- Exercise directions: Write the lines out exactly as they stand, from the one containing "Generate a Python" through the one containing "import plotly.graph_objects as go", and only those. Omit pictures.

↓

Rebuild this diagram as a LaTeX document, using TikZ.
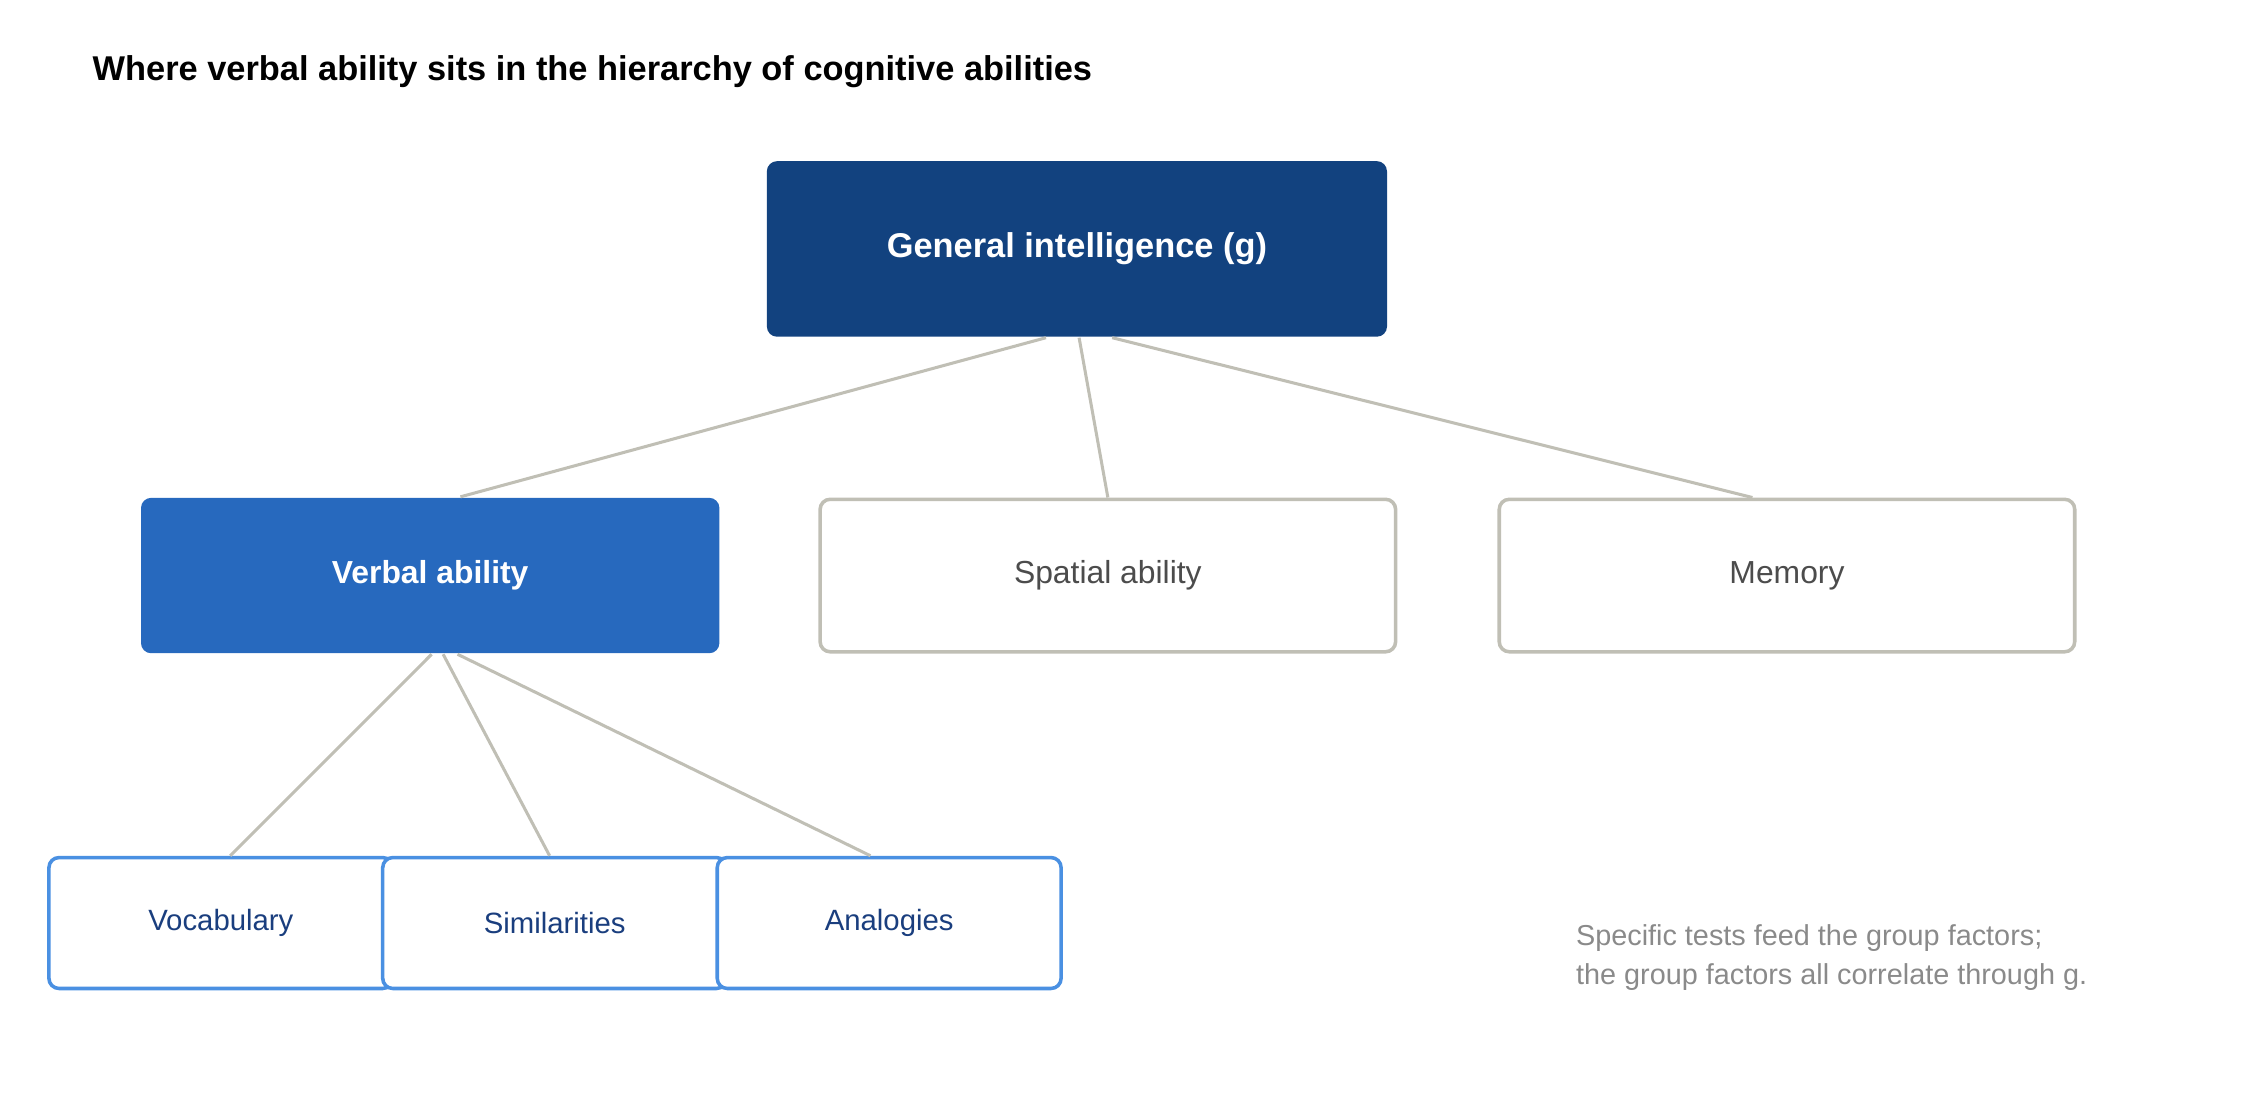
\documentclass[tikz,border=0pt]{standalone}
\usepackage{fontspec}
\setmainfont{Liberation Sans}
\definecolor{gdark}{HTML}{12427F}
\definecolor{vblue}{HTML}{2769BE}
\definecolor{lblue}{HTML}{4A90E2}
\definecolor{tblue}{HTML}{1A3E7E}
\definecolor{edgegray}{HTML}{C0BFB5}
\definecolor{notegray}{HTML}{8A8A8A}
\tikzset{
  top/.style={rectangle, rounded corners=2pt, fill=gdark, text=white, font=\fontsize{6.8pt}{8pt}\selectfont\bfseries, minimum width=4.31cm, minimum height=1.22cm},
  verbal/.style={rectangle, rounded corners=2pt, fill=vblue, text=white, font=\fontsize{6.3pt}{8pt}\selectfont\bfseries, minimum width=4.02cm, minimum height=1.08cm},
  group/.style={rectangle, rounded corners=2pt, draw=edgegray, line width=0.7pt, fill=white, text=black!70, font=\fontsize{6.3pt}{8pt}\selectfont, minimum width=4.0cm, minimum height=1.06cm},
  test/.style={rectangle, rounded corners=2pt, draw=lblue, line width=0.7pt, fill=white, text=tblue, font=\fontsize{5.8pt}{7pt}\selectfont, minimum width=2.39cm, minimum height=0.91cm},
  link/.style={draw=edgegray, line width=0.6pt}
}
\begin{document}
\begin{tikzpicture}
\useasboundingbox (0,0) rectangle (15.68,-7.78);
\draw (0.52,-0.5) node[anchor=west, font=\fontsize{6.8pt}{8pt}\selectfont\bfseries] (title) {Where verbal ability sits in the hierarchy of cognitive abilities} ;

\draw (7.485,-1.73) node[top] (g) {General intelligence (g)} ;

\draw (2.99,-4.0) node[verbal] (verbal) {Verbal ability} ;
\draw (7.70,-4.0) node[group] (spatial) {Spatial ability} ;
\draw (12.42,-4.0) node[group] (memory) {Memory} ;

\draw (1.535,-6.415) node[test] (vocab) {Vocabulary} ;
\draw (3.855,-6.415) node[test] (simil) {Similarities} ;
\draw (6.18,-6.415) node[test] (analog) {Analogies} ;

\draw (10.83,-6.3) node[anchor=north west, align=left, text=notegray, font=\fontsize{5.7pt}{7.7pt}\selectfont] (note) {Specific tests feed the group factors;\\the group factors all correlate through g.} ;

\draw[link]
     ([xshift=-0.215cm]g.south) to ([xshift=0.21cm]verbal.north)
     ([xshift=0.015cm]g.south) to (spatial.north)
     ([xshift=0.245cm]g.south) to ([xshift=-0.24cm]memory.north)

     ([xshift=0.01cm]verbal.south) to ([xshift=0.065cm]vocab.north)
     ([xshift=0.09cm]verbal.south) to ([xshift=-0.035cm]simil.north)
     ([xshift=0.19cm]verbal.south) to ([xshift=-0.13cm]analog.north) ;
\end{tikzpicture}
\end{document}
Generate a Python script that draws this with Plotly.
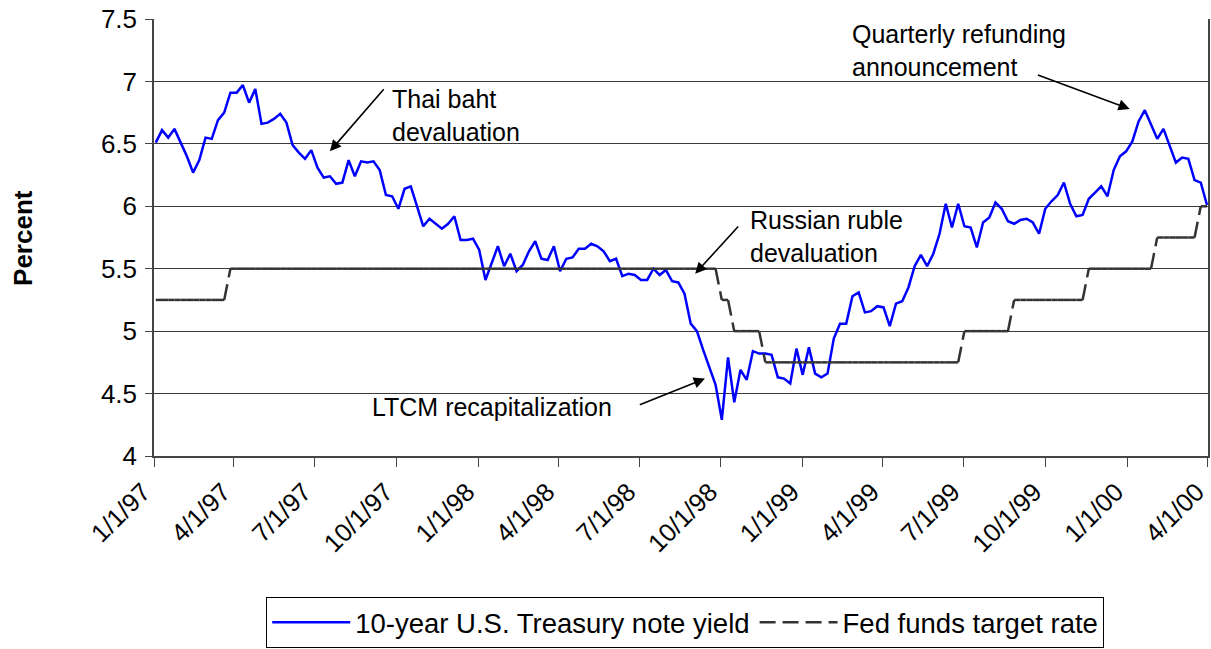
import pandas as pd
import plotly.graph_objects as go

# ---------------- data ----------------
start_week = "1997-01-03"          # weekly (Friday) observations
yield_vals = [
    6.51, 6.61, 6.55, 6.62, 6.51, 6.40, 6.27, 6.37, 6.55, 6.54,
    6.69, 6.75, 6.91, 6.91, 6.97, 6.83, 6.94, 6.66, 6.67, 6.70,
    6.74, 6.67, 6.49, 6.43, 6.38, 6.45, 6.31, 6.23, 6.24, 6.18,
    6.19, 6.37, 6.24, 6.36, 6.35, 6.36, 6.29, 6.09, 6.08, 5.98,
    6.14, 6.16, 6.00, 5.84, 5.90, 5.86, 5.82, 5.86, 5.92, 5.73,
    5.73, 5.74, 5.65, 5.41, 5.54, 5.68, 5.52, 5.62, 5.48, 5.53,
    5.64, 5.72, 5.58, 5.57, 5.68, 5.48, 5.58, 5.59, 5.66, 5.66,
    5.70, 5.68, 5.64, 5.56, 5.58, 5.44, 5.46, 5.45, 5.41, 5.41,
    5.50, 5.45, 5.49, 5.40, 5.39, 5.30, 5.06, 5.00, 4.85, 4.71,
    4.57, 4.29, 4.79, 4.43, 4.69, 4.61, 4.84, 4.82, 4.82, 4.81,
    4.63, 4.62, 4.58, 4.86, 4.65, 4.87, 4.66, 4.63, 4.66, 4.94,
    5.06, 5.06, 5.28, 5.31, 5.15, 5.16, 5.20, 5.19, 5.04, 5.22,
    5.24, 5.35, 5.52, 5.61, 5.52, 5.62, 5.78, 6.02, 5.83, 6.02,
    5.84, 5.83, 5.67, 5.87, 5.91, 6.03, 5.98, 5.88, 5.86, 5.89,
    5.90, 5.87, 5.78, 5.98, 6.04, 6.09, 6.19, 6.02, 5.92, 5.93,
    6.06, 6.11, 6.16, 6.08, 6.29, 6.40, 6.44, 6.52, 6.68, 6.77,
    6.65, 6.54, 6.62, 6.49, 6.35, 6.39, 6.38, 6.21, 6.19, 6.01,
]
fed_initial_rate = 5.25
fed_change_dates = ["1997-03-25", "1998-09-29", "1998-10-15", "1998-11-17",
                    "1999-06-30", "1999-08-24", "1999-11-16", "2000-02-02",
                    "2000-03-21"]
fed_new_rates = [5.50, 5.25, 5.00, 4.75, 5.00, 5.25, 5.50, 5.75, 6.00]

tick_dates = ["1997-01-01", "1997-04-01", "1997-07-01", "1997-10-01",
              "1998-01-01", "1998-04-01", "1998-07-01", "1998-10-01",
              "1999-01-01", "1999-04-01", "1999-07-01", "1999-10-01",
              "2000-01-01", "2000-04-01"]
tick_labels = ["1/1/97", "4/1/97", "7/1/97", "10/1/97", "1/1/98", "4/1/98",
               "7/1/98", "10/1/98", "1/1/99", "4/1/99", "7/1/99", "10/1/99",
               "1/1/00", "4/1/00"]
y_ticks = [4, 4.5, 5, 5.5, 6, 6.5, 7, 7.5]

# ---------------- derived series ----------------
weeks = pd.date_range(start_week, periods=len(yield_vals), freq="7D")
chg = pd.to_datetime(fed_change_dates)
fed_weekly = []
for w in weeks:
    r = fed_initial_rate
    for d, nr in zip(chg, fed_new_rates):
        if d <= w:
            r = nr
    fed_weekly.append(r)

# each weekly step is its own segment (dash pattern restarts per segment)
fx, fy = [], []
for i in range(len(weeks) - 1):
    fx += [weeks[i], weeks[i + 1], None]
    fy += [fed_weekly[i], fed_weekly[i + 1], None]

FONT = "Liberation Sans, Arial, sans-serif"

fig = go.Figure()
fig.add_trace(go.Scatter(
    x=weeks, y=yield_vals, mode="lines",
    name="10-year U.S. Treasury note yield",
    line=dict(color="#0000FF", width=2.5),
))
fig.add_trace(go.Scatter(
    x=fx, y=fy, mode="lines", connectgaps=False,
    name="Fed funds target rate",
    line=dict(color="#333333", width=2.5, dash="16px,7px"),
))

text_font = dict(family=FONT, size=25, color="black")
annotations = [
    dict(x="1997-09-24", y=6.73, text="Thai baht<br>devaluation"),
    dict(x="1998-10-31", y=5.76, text="Russian ruble<br>devaluation"),
    dict(x="1997-09-01", y=4.39, text="LTCM recapitalization"),
    dict(x="1999-02-23", y=7.25, text="Quarterly refunding<br>announcement"),
]
annotations = [dict(a, xref="x", yref="y", showarrow=False, xanchor="left",
                    yanchor="middle", align="left", font=text_font)
               for a in annotations]
arrows = [
    (("1997-09-18", 6.95), ("1997-07-18", 6.44)),
    (("1998-10-22", 5.85), ("1998-09-02", 5.46)),
    (("1998-06-30", 4.405), ("1998-09-13", 4.62)),
    (("1999-09-21", 7.055), ("2000-01-04", 6.78)),
]
for (tx, ty), (hx, hy) in arrows:
    annotations.append(dict(
        x=hx, y=hy, ax=tx, ay=ty, xref="x", yref="y", axref="x", ayref="y",
        text="", showarrow=True, arrowhead=2, arrowsize=1.4, arrowwidth=1.6,
        arrowcolor="black", standoff=0, startstandoff=0,
    ))
annotations.append(dict(
    x=-0.1248, y=0.5, xref="paper", yref="paper", text="<b>Percent</b>",
    textangle=-90, showarrow=False, xanchor="center", yanchor="middle",
    font=dict(family=FONT, size=26, color="black"),
))

fig.update_layout(
    width=1211, height=649, autosize=False,
    margin=dict(l=154, r=3, t=19, b=193, autoexpand=False),
    paper_bgcolor="white", plot_bgcolor="white",
    font=dict(family=FONT, color="black"),
    showlegend=True,
    legend=dict(
        orientation="h", x=0.504, xanchor="center",
        yref="container", y=0.041, yanchor="middle",
        bordercolor="black", borderwidth=1, bgcolor="white",
        font=dict(family=FONT, size=27.5, color="black"),
        itemwidth=78,
    ),
    annotations=annotations,
)
fig.update_xaxes(
    type="date", range=["1997-01-01", "2000-04-01 03:00"],
    tickmode="array", tickvals=tick_dates, ticktext=tick_labels,
    tickangle=-45, tickfont=dict(family=FONT, size=25.5, color="black"),
    showgrid=False, showline=True, linecolor="#444444", linewidth=1.5,
    ticks="outside", ticklen=9, tickcolor="#444444", tickwidth=1,
    ticklabelshift=-11, ticklabeloverflow="allow",
    zeroline=False, automargin=False,
)
fig.update_yaxes(
    range=[4, 7.5], tickmode="array", tickvals=y_ticks,
    tickfont=dict(family=FONT, size=26, color="black"),
    showgrid=True, gridcolor="#3a3a3a", gridwidth=1,
    showline=True, linecolor="#444444", linewidth=1.5, mirror=True,
    ticks="outside", ticklen=7, tickcolor="#444444", tickwidth=1,
    ticklabelstandoff=3, zeroline=False, automargin=False,
)

fig.write_html(
    "out.html",
    config={"displayModeBar": False},
    post_script="document.body.style.margin='0';document.body.style.padding='0';"
                "document.documentElement.style.overflow='hidden';",
)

↑

- Exercise solution:
Generate a Python script that draws this with Plotly.
import pandas as pd
import plotly.graph_objects as go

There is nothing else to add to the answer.